The retailer revealed a 5.8 per cent slump in Argos’s like-for-likes during the second quarter with sales totalling£927 million, resulting in a first-half total down 3 per cent to£1.86 billion.
Home Retail chief executive Terry Duddy insisted first-half profit would be in line with internal expectations. He said: “Profits for the financial year as a whole are, as ever, dependent on the key Christmas trading period, though the group’s operating model and financial strength will see us well positioned to compete in challenging conditions.”
Argos was hit by a slower rate of growth in electricals and continued decline in furniture and homewares. Gross margin was down 25 basis points.
Like-for-like sales at Homebase fell 8.3 per cent – an improvement on the first quarter – and the retailer warned that “substantial write-downs” would be necessary.

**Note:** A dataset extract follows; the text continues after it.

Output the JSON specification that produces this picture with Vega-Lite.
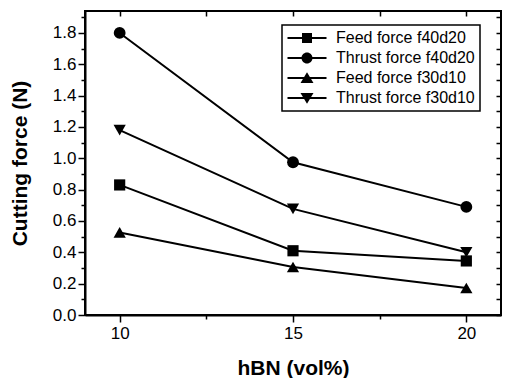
{
  "$schema": "https://vega.github.io/schema/vega-lite/v6.json",
  "width": 416,
  "height": 304,
  "autosize": "none",
  "padding": {"left": 85, "top": 11, "right": 6, "bottom": 63},
  "background": "white",
  "config": {
    "view": {"stroke": "black", "strokeWidth": 2},
    "font": "Liberation Sans",
    "axis": {"grid": false, "domainColor": "black", "domainWidth": 2, "tickColor": "black", "tickWidth": 1.5, "labelColor": "black", "titleColor": "black", "labelFont": "Liberation Sans", "titleFont": "Liberation Sans"},
    "legend": {"strokeColor": "black", "strokeWidth": 1.5, "fillColor": "white", "padding": 5}
  },
  "data": {
    "values": [
      {"series": "Feed force f40d20", "hBN": 10, "force": 0.83},
      {"series": "Feed force f40d20", "hBN": 15, "force": 0.41},
      {"series": "Feed force f40d20", "hBN": 20, "force": 0.345},
      {"series": "Thrust force f40d20", "hBN": 10, "force": 1.80},
      {"series": "Thrust force f40d20", "hBN": 15, "force": 0.975},
      {"series": "Thrust force f40d20", "hBN": 20, "force": 0.69},
      {"series": "Feed force f30d10", "hBN": 10, "force": 0.527},
      {"series": "Feed force f30d10", "hBN": 15, "force": 0.306},
      {"series": "Feed force f30d10", "hBN": 20, "force": 0.172},
      {"series": "Thrust force f30d10", "hBN": 10, "force": 1.18},
      {"series": "Thrust force f30d10", "hBN": 15, "force": 0.677},
      {"series": "Thrust force f30d10", "hBN": 20, "force": 0.40}
    ]
  },
  "layer": [
    {
      "mark": {"type": "line", "color": "black", "strokeWidth": 2},
      "encoding": {
        "x": {
          "field": "hBN", "type": "quantitative",
          "scale": {"domain": [9, 21], "nice": false, "zero": false},
          "axis": {
            "orient": "bottom", "title": "hBN (vol%)", "values": [10, 12.5, 15, 17.5, 20],
            "labelExpr": "datum.value % 5 == 0 ? format(datum.value, 'd') : ''",
            "tickSize": {"condition": {"test": "datum.value % 5 == 0", "value": 7}, "value": 4},
            "labelFontSize": 17, "labelPadding": 3, "labelFlush": false,
            "titleFontSize": 21, "titleFontWeight": "bold", "titlePadding": 16
          }
        },
        "y": {
          "field": "force", "type": "quantitative",
          "scale": {"domain": [0, 1.94], "nice": false},
          "axis": {
            "orient": "left", "title": "Cutting force (N)",
            "values": [0, 0.1, 0.2, 0.3, 0.4, 0.5, 0.6, 0.7, 0.8, 0.9, 1.0, 1.1, 1.2, 1.3, 1.4, 1.5, 1.6, 1.7, 1.8, 1.9],
            "labelExpr": "round(datum.value * 10) % 2 == 0 ? format(datum.value, '.1f') : ''",
            "tickSize": {"condition": {"test": "round(datum.value * 10) % 2 == 0", "value": 7}, "value": 4},
            "labelFontSize": 17, "labelPadding": 2, "labelFlush": false,
            "titleFontSize": 21, "titleFontWeight": "bold", "titlePadding": 22
          }
        },
        "detail": {"field": "series"}
      }
    },
    {
      "mark": {"type": "line", "color": "black", "strokeWidth": 0, "opacity": 0},
      "encoding": {
        "x": {
          "field": "hBN", "type": "quantitative",
          "axis": {"orient": "top", "title": null, "labels": false, "domain": false, "ticks": true,
            "values": [10, 12.5, 15, 17.5, 20], "tickSize": 5, "offset": -5}
        },
        "y": {
          "field": "force", "type": "quantitative",
          "axis": {"orient": "right", "title": null, "labels": false, "domain": false, "ticks": true,
            "values": [0, 0.1, 0.2, 0.3, 0.4, 0.5, 0.6, 0.7, 0.8, 0.9, 1.0, 1.1, 1.2, 1.3, 1.4, 1.5, 1.6, 1.7, 1.8, 1.9],
            "tickSize": 5, "offset": -5}
        },
        "detail": {"field": "series"}
      }
    },
    {
      "transform": [{"filter": "datum.series == 'Feed force f40d20'"}],
      "mark": {"type": "point", "filled": true, "color": "black", "opacity": 1, "size": 125, "shape": "square"},
      "encoding": {
        "x": {"field": "hBN", "type": "quantitative", "axis": null},
        "y": {"field": "force", "type": "quantitative", "axis": null}
      }
    },
    {
      "transform": [{"filter": "datum.series == 'Thrust force f40d20'"}],
      "mark": {"type": "point", "filled": true, "color": "black", "opacity": 1, "size": 140, "shape": "circle"},
      "encoding": {
        "x": {"field": "hBN", "type": "quantitative", "axis": null},
        "y": {"field": "force", "type": "quantitative", "axis": null}
      }
    },
    {
      "transform": [{"filter": "datum.series == 'Feed force f30d10'"}],
      "mark": {"type": "point", "filled": true, "color": "black", "opacity": 1, "size": 150, "shape": "triangle-up"},
      "encoding": {
        "x": {"field": "hBN", "type": "quantitative", "axis": null},
        "y": {"field": "force", "type": "quantitative", "axis": null}
      }
    },
    {
      "transform": [{"filter": "datum.series == 'Thrust force f30d10'"}],
      "mark": {"type": "point", "filled": true, "color": "black", "opacity": 1, "size": 150, "shape": "triangle-down"},
      "encoding": {
        "x": {"field": "hBN", "type": "quantitative", "axis": null},
        "y": {"field": "force", "type": "quantitative", "axis": null}
      }
    },
    {
      "mark": {"type": "point", "filled": true, "color": "black", "opacity": 0, "size": 100},
      "encoding": {
        "x": {"field": "hBN", "type": "quantitative", "axis": null},
        "y": {"field": "force", "type": "quantitative", "axis": null},
        "shape": {
          "field": "series", "type": "nominal",
          "scale": {
            "domain": ["Feed force f40d20", "Thrust force f40d20", "Feed force f30d10", "Thrust force f30d10"],
            "range": [
              "M-3.9,-0.2H3.9V0.2H-3.9ZM-1,-1H1V1H-1Z",
              "M-3.9,-0.2H3.9V0.2H-3.9ZM1.1,0A1.1,1.1,0,1,1,-1.1,0A1.1,1.1,0,1,1,1.1,0Z",
              "M-3.9,-0.2H3.9V0.2H-3.9ZM0,-1.15L1.3,1L-1.3,1Z",
              "M-3.9,-0.2H3.9V0.2H-3.9ZM0,1.15L-1.3,-1L1.3,-1Z"
            ]
          },
          "legend": {
            "title": null, "orient": "none", "legendX": 197, "legendY": 14,
            "labelFontSize": 16, "labelColor": "black", "labelFont": "Liberation Sans",
            "symbolSize": 100, "symbolOpacity": 1, "symbolFillColor": "black", "symbolStrokeWidth": 0,
            "symbolOffset": 12, "labelOffset": 21, "rowPadding": 4
          }
        }
      }
    }
  ],
  "resolve": {"axis": {"x": "independent", "y": "independent"}}
}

Analysts were concerned about how profits would hold up next year. Panmure Gordon’s Philip Dorgan cut his 2010 forecast to£276 million, compared with a consensus of£324 million. He said: “We are assuming zero profits for Homebase and that Argos’s profits will fall by 30 per cent.”
Charles Stanley analyst Sam Hart said: “The highly discretionary nature of the offer at Argos and Homebase, combined with high operational gearing, makes the group particularly vulnerable to the consumer downturn.
“Gross margins are expected to come under pressure as a result of sterling’s weakness and inflation in Asian sourcing markets. The decision to take a goodwill write-down on Homebase suggests its problems are structural rather than cyclical.”
However, Investec analyst David Jeary said Home Retail remained his “preferred play at the bigger-ticket, more discretionary end of the market”.
He argued: “Home Retail’s highly regarded management team and the value positioning of Argos will enable it to better cope with a continuation of depressed consumer demand.”